In the end, after having talked to friends about what he ought to do, he decided to give the cousin part of the package: pointers and information that would allow her (with some work) find the father. He felt he had done his own best approximation of the right thing in this morally ambiguous situation.
The genetic Facebook
In the end, the story shows that it is not just the genetic scan that matters, but the social and informational networks it is embedded in:
\”So who “outed” my cousin’s father? Did I do it? Or was it 23andMe? If both, would that be 23andMe and me? Or was it grandma, who went through the old family bible and recorded it all into a software family tree such as Ancestral Quest, then submitted the file to Ancestry dot com? Or was it Facebook, who gave me the place and date of my cousin’s birth, something she didn’t offer to me personally, but published it to the whole world? Or was it Spokeo, which is really little more than the modern analog of a phonebook except with a loooot more information in it?\”
As more and more people get their genes sequenced, put their data online, and interact with each other, the net will become ever finer. The inferential promiscuity of data is growing exponentially as it becomes more dense and people figure out new ways of using it.
Should 23andMe try to prevent it? By allowing genetically related people to contacting each other on their site 23andMe enables conundrums like the one above.
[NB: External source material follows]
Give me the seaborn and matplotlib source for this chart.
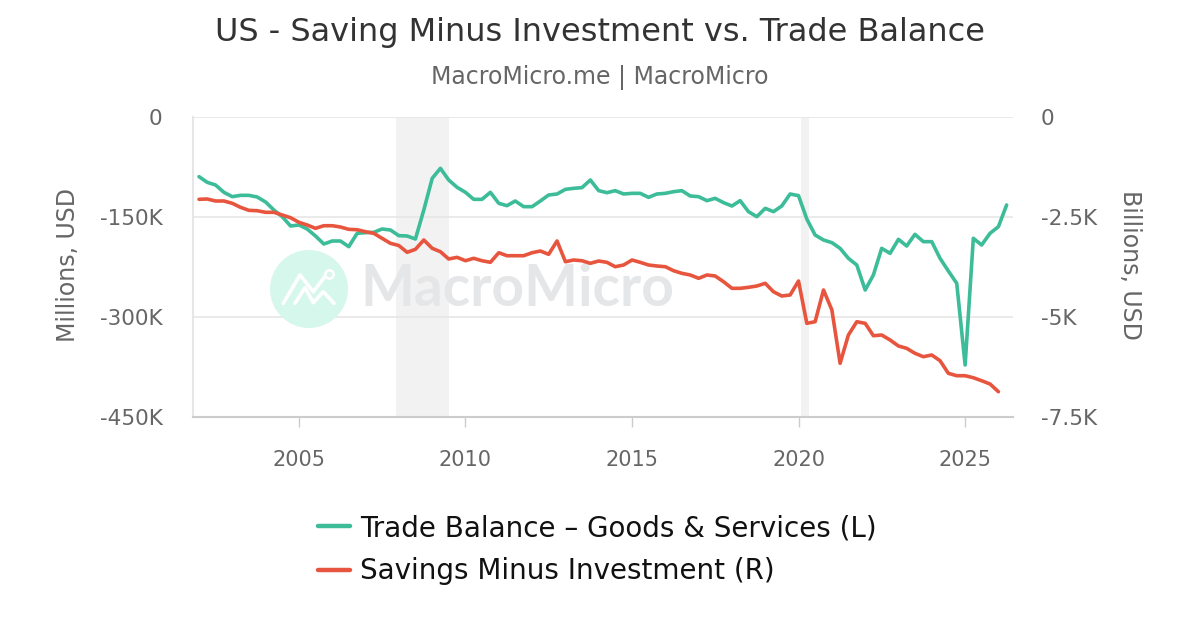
import matplotlib
matplotlib.use("Agg")
import matplotlib.pyplot as plt
from matplotlib.patches import Ellipse
from matplotlib.lines import Line2D
import seaborn as sns
import pandas as pd

# ---------------- data ----------------
quarters = pd.date_range("2002-01-01", periods=98, freq="QS")

trade_balance_k = [  # millions USD, in thousands (K)
    -89.5, -98, -102, -113, -119.5, -117.5, -117.5, -120, -127.5, -139.5,
    -149.5, -163.5, -162, -168, -178.5, -190.5, -186, -186, -194.5, -174.5,
    -173.5, -173, -168, -169.5, -178, -178.5, -183, -139.5, -92, -77,
    -94.5, -105.5, -113, -123.5, -123.5, -113, -129.5, -133, -126, -134.5,
    -134.5, -126, -117, -115.5, -108.5, -107, -106, -94.5, -110.5, -113.5,
    -110.5, -115.5, -114.5, -114.5, -120.5, -115.5, -114.5, -112, -110.5, -118.5,
    -119.5, -125.5, -122, -128.5, -133.5, -125.5, -142, -149.5, -137, -142,
    -133.5, -115.5, -118, -153, -177, -184.5, -188.5, -197, -212, -222,
    -259.5, -237, -197, -204.5, -183.5, -193.5, -176, -187, -187, -212,
    -231, -249.5, -372, -182, -192, -174.5, -164.5, -132,
]

saving_minus_investment_b = [  # billions USD
    -2058, -2050, -2100, -2100, -2158, -2258, -2333, -2343, -2383, -2383,
    -2450, -2518, -2633, -2700, -2783, -2718, -2718, -2750, -2808, -2818,
    -2868, -2908, -3033, -3158, -3213, -3383, -3308, -3075, -3283, -3368,
    -3550, -3508, -3593, -3533, -3593, -3633, -3393, -3468, -3468, -3468,
    -3393, -3350, -3433, -3100, -3618, -3575, -3593, -3658, -3600, -3633,
    -3743, -3700, -3575, -3633, -3700, -3725, -3743, -3843, -3908, -3950,
    -4033, -3950, -3975, -4118, -4283, -4283, -4258, -4225, -4158, -4368,
    -4475, -4450, -4100, -5158, -5118, -4325, -4825, -6158, -5450, -5118,
    -5158, -5468, -5450, -5575, -5725, -5783, -5908, -5993, -5950, -6093,
    -6408, -6468, -6468, -6518, -6593, -6675, -6868,
]

left_ticks = [0, -150, -300, -450]
left_tick_labels = ["0", "-150K", "-300K", "-450K"]
right_ticks = [0, -2500, -5000, -7500]
right_tick_labels = ["0", "-2.5K", "-5K", "-7.5K"]
year_ticks = ["2005", "2010", "2015", "2020", "2025"]
recessions = [("2007-12-01", "2009-06-30"), ("2020-02-01", "2020-04-30")]

trade_label = "Trade Balance \u2013 Goods & Services (L)"
sav_label = "Savings Minus Investment (R)"
GREEN = "#3cbc98"
RED = "#e8553e"

df_trade = pd.DataFrame({"date": quarters, "value": trade_balance_k})
df_sav = pd.DataFrame({"date": quarters[:len(saving_minus_investment_b)],
                       "value": saving_minus_investment_b})

# ---------------- figure ----------------
sns.set_theme(style="white")
plt.rcParams["font.family"] = ["DejaVu Sans"]

W, H = 1200, 630
fig = plt.figure(figsize=(12, 6.3), dpi=100)
L, R, T, B = 193, 1013, 117, 417
ax = fig.add_axes([L / W, 1 - B / H, (R - L) / W, (B - T) / H])
ax2 = ax.twinx()

xmin = pd.Timestamp("2001-10-27")
xmax = pd.Timestamp("2026-06-10")

# recession shading
for s, e in recessions:
    ax.axvspan(pd.Timestamp(s), pd.Timestamp(e), color="#f2f2f2", zorder=0, lw=0)

# gridlines
for t in left_ticks[:-1]:
    ax.axhline(t, color="#e6e6e6", lw=1.2, zorder=0.5)

# watermark
def px(xp, yp):
    return (xp - L) / (R - L), (B - yp) / (B - T)

ax.add_patch(Ellipse(px(309, 289), 78 / (R - L), 78 / (B - T), transform=ax.transAxes,
                     color="#d6f7ec", zorder=0.6, lw=0))
pa = [px(*p) for p in [(283.3, 303.3), (300, 275), (313.3, 291.7), (325, 276.5)]]
pb = [px(*p) for p in [(295, 303.3), (305, 287.7), (313.3, 302.7), (323.3, 291.7), (334, 303.3)]]
for pts in (pa, pb):
    ax.plot([p[0] for p in pts], [p[1] for p in pts], transform=ax.transAxes,
            color="white", lw=2.6, zorder=0.7, solid_capstyle="round")
cx, cy = px(328.5, 274)
ax.plot([cx], [cy], transform=ax.transAxes, marker="o", ms=6, mfc="none",
        mec="white", mew=1.8, zorder=0.7)
wx, wy = px(517, 289)
ax.text(wx, wy, "MacroMicro", transform=ax.transAxes,
        ha="center", va="center", fontsize=41, fontweight="bold", color="#e5e6e8",
        family=["Lato", "DejaVu Sans"], zorder=0.7)

# lines
sns.lineplot(data=df_trade, x="date", y="value", ax=ax, color=GREEN, lw=2.6,
             zorder=3, legend=False)
sns.lineplot(data=df_sav, x="date", y="value", ax=ax2, color=RED, lw=2.6,
             zorder=3, legend=False)

ax.set_xlim(xmin, xmax)
ax.set_ylim(-450, 0)
ax2.set_ylim(-7500, 0)

ax.set_xticks([pd.Timestamp(f"{y}-01-01") for y in year_ticks])
ax.set_xticklabels(year_ticks)
ax.set_yticks(left_ticks)
ax.set_yticklabels(left_tick_labels)
ax2.set_yticks(right_ticks)
ax2.set_yticklabels(right_tick_labels)

for a in (ax, ax2):
    a.set_xlabel("")
    a.set_ylabel("")

ax.tick_params(axis="x", length=7, width=1, color="#cccccc", pad=17,
               labelsize=15, labelcolor="#666666", direction="out", bottom=True)
ax.tick_params(axis="y", length=0, pad=22, labelsize=15.5, labelcolor="#666666")
ax2.tick_params(axis="y", length=0, pad=20, labelsize=15.5, labelcolor="#666666")

for a in (ax, ax2):
    for sp in a.spines.values():
        sp.set_visible(False)
ax.spines["bottom"].set_visible(True)
ax.spines["bottom"].set_color("#cccccc")
ax.spines["bottom"].set_linewidth(1.5)
ax.spines["left"].set_visible(True)
ax.spines["left"].set_color("#e6e6e6")
ax.spines["left"].set_linewidth(1.5)
ax.patch.set_visible(False)
ax2.patch.set_visible(False)
ax.set_zorder(1)
ax2.set_zorder(2)

# titles
fig.text(0.5, 1 - 33 / H, "US - Saving Minus Investment vs. Trade Balance",
         ha="center", va="center", fontsize=23, color="#333333")
fig.text(0.5, 1 - 78 / H, "MacroMicro.me | MacroMicro",
         ha="center", va="center", fontsize=17, color="#666666")
fig.text(68 / W, 1 - 265 / H, "Millions, USD", rotation=90, ha="center",
         va="center", fontsize=17, color="#666666")
fig.text(1130 / W, 1 - 265 / H, "Billions, USD", rotation=270, ha="center",
         va="center", fontsize=17, color="#666666")

# legend
handles = [Line2D([], [], color=GREEN, lw=3.2), Line2D([], [], color=RED, lw=3.2)]
fig.legend(handles, [trade_label, sav_label], loc="upper left",
           bbox_to_anchor=(318 / W, 1 - 514 / H), frameon=False, borderpad=0,
           borderaxespad=0, fontsize=20, handlelength=1.15, handletextpad=0.36,
           labelspacing=0.55, labelcolor="#111111")

fig.savefig("out.png", dpi=100, facecolor="white")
They could abstain from it – but people are also sharing their genetic data outside (just visit OpenSNP). Regulation will not do much except slow things a fraction. One might argue that 23andMe has some responsibility to help counsel people about how they use the information, but wouldn’t this apply equally to Facebook, genealogy databases and libraries?
But if the responsibility is on each individual’s shoulders, then we better learn how to take it properly. In this case we might need to learn very quickly, if 23andMe meets their goals.
One interesting question raised by the old illegitimacy case is how long does privacy last after you’re dead? My friend had a common sense answer:
\”The guy from 1855 is fair game in my book. There is no one left alive who would have had any contact with him when he was alive. Reasoning: if he was about 18 then, and lived to be 90, that would take him to 1927, so anyone who would have had any kind of emotional bond would need to overlap by at least 7 or so yrs, so 1920 to now is 93, nah, all his secrets are fair game, all his base are belong to us.\”
I like the reasoning, although there might be some people leaving emotional bonds and moral obligations reverberating much further.
As I argued in some earlier talks, the future has an unfair advantage over us: it can see us nearly perfectly, while we cannot see it. Our future selves and descendants can invade our privacy in ways we cannot perceive, and quite likely cannot conceive of. Worse, they might have very different values than what we think are right and proper… and maybe they are even right about them. On the other hand, there can exist a kind of reciprocity over time, a “temporal golden rule” if you will: I will respect the values and preferences of past people as I expect to have the future respect mine.
It is not a strong or easily protected principle. But I think it is about as much as we can expect.